A gente costumava dizer, antes do neoliberalismo, que o Brasil era um país que tinha essa gana de construir. Tínhamos um empresariado que era apoiado pelo Estado, muitos deles até criados pelo Estado, e que tinha um compromisso com as suas empresas e com o desenvolvimento nacional. Nós conseguimos desmontar tudo isso, enquanto os chineses estavam montando. E a nossa economia ficou estagnada.
Não vamos nos iludir. A taxa média de crescimento, até os anos 1980, era de 7% ao ano. No período Fernando Henrique, caiu para 2,3%. No período Lula, houve uma corcova em função do choque positivo internacional, mas depois a coisa voltou ao nível normal, por causa desse histórico de destruição da indústria.
E o que se pode esperar das reformas trabalhista e previdenciária, diante da necessidade de recuperação econômica do país?
A reforma trabalhista e a reforma previdenciária não tem nada a ver com o que vai acontecer nos mercados de trabalho daqui para frente. É como se o motor do carro começasse a pifar no meio da estrada, e o motorista quisesse consertar a lataria. Você entende? Pifou o motor, conserta a lataria. Isso é brincadeira! É claro que a economia vai ter suspiros, mas sempre funcionando lá embaixo, porque não tem dinamismo. É só olhar os últimos vinte anos.

A Alemanha está desenvolvendo seu programa de indústria 4.0, a China e os Estados Unidos também, com menos eficácia, e nós aqui estamos fazendo o quê? Não existe nem a suposição de que nós vamos fazer algo parecido.

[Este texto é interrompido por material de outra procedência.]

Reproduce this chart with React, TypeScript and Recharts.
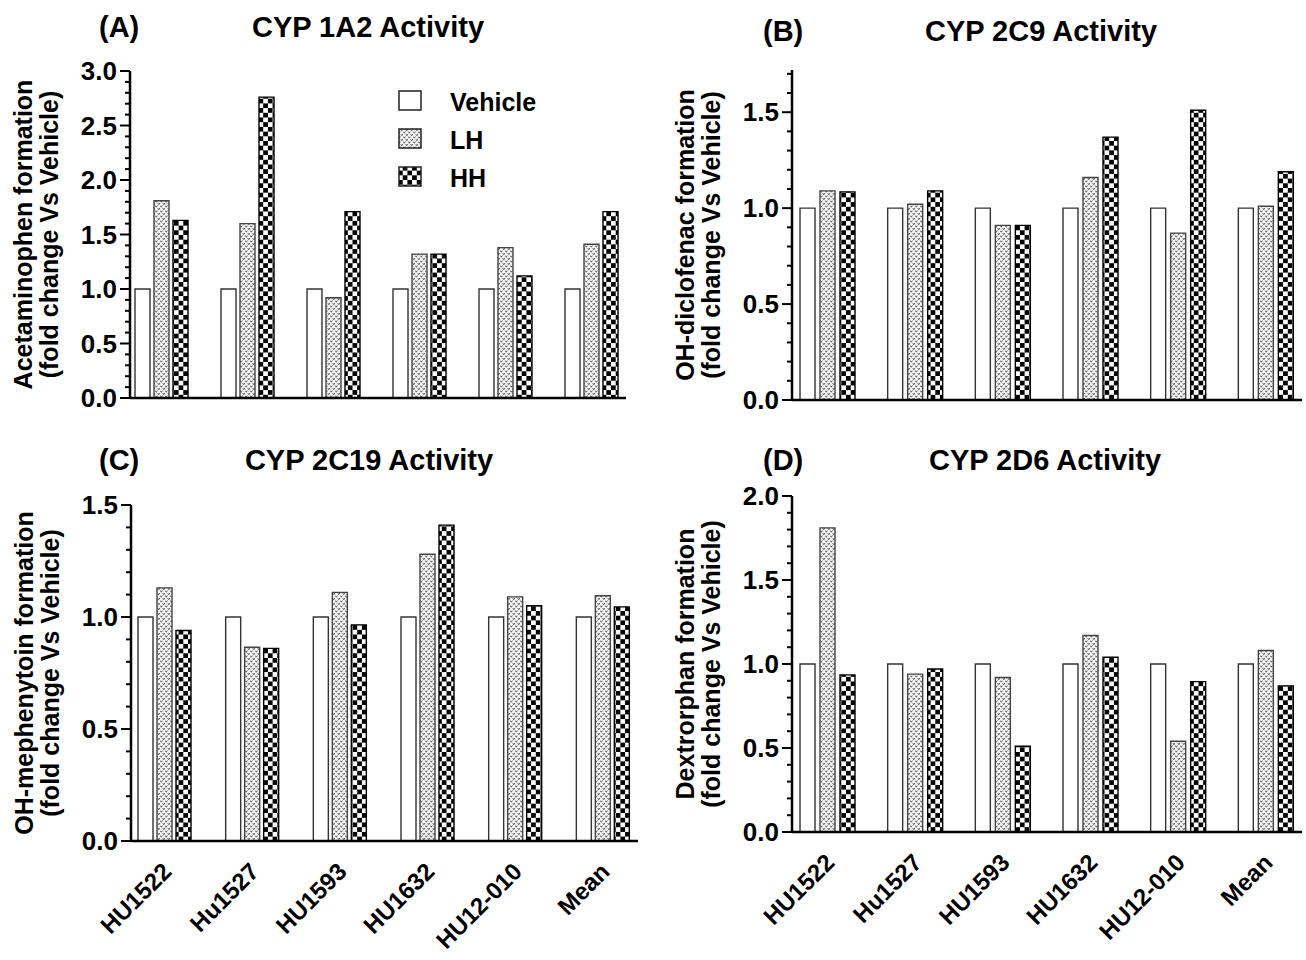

Estamos, cada vez mais, caminhando para uma economia de quinta classe. Sinto muito, e fico preocupado. A economia brasileira não só está estagnada, como não há nenhuma proposta de mudança estrutural.
Qual a mudança estrutural necessária para o Brasil neste momento, do ponto de vista econômico e industrial?
A mudança passa pelo fortalecimento do Estado. Não se pode esperar, a não ser através da iniciativa clara do setor público, que haja investimentos em tecnologia e inovação, para desenvolver o país. A economista italiana Mariana Mazzucato demonstra que o sistema de inovação exige um aporte muito grande de recursos, tanto humanos quanto financeiros. Porque a inovação tem um risco muito grande, e o Estado tem que mitigar esse risco.

O Ipad, por exemplo, é originário de um investimento da indústria bélica e espacial americana. Depois é que entrou o Steve Jobs, no final do processo.

Eu não estou querendo minimizar, pelo contrário, eu estou exaltando o papel do empresário. Só que, hoje em dia, objetivamente, a articulação é essa.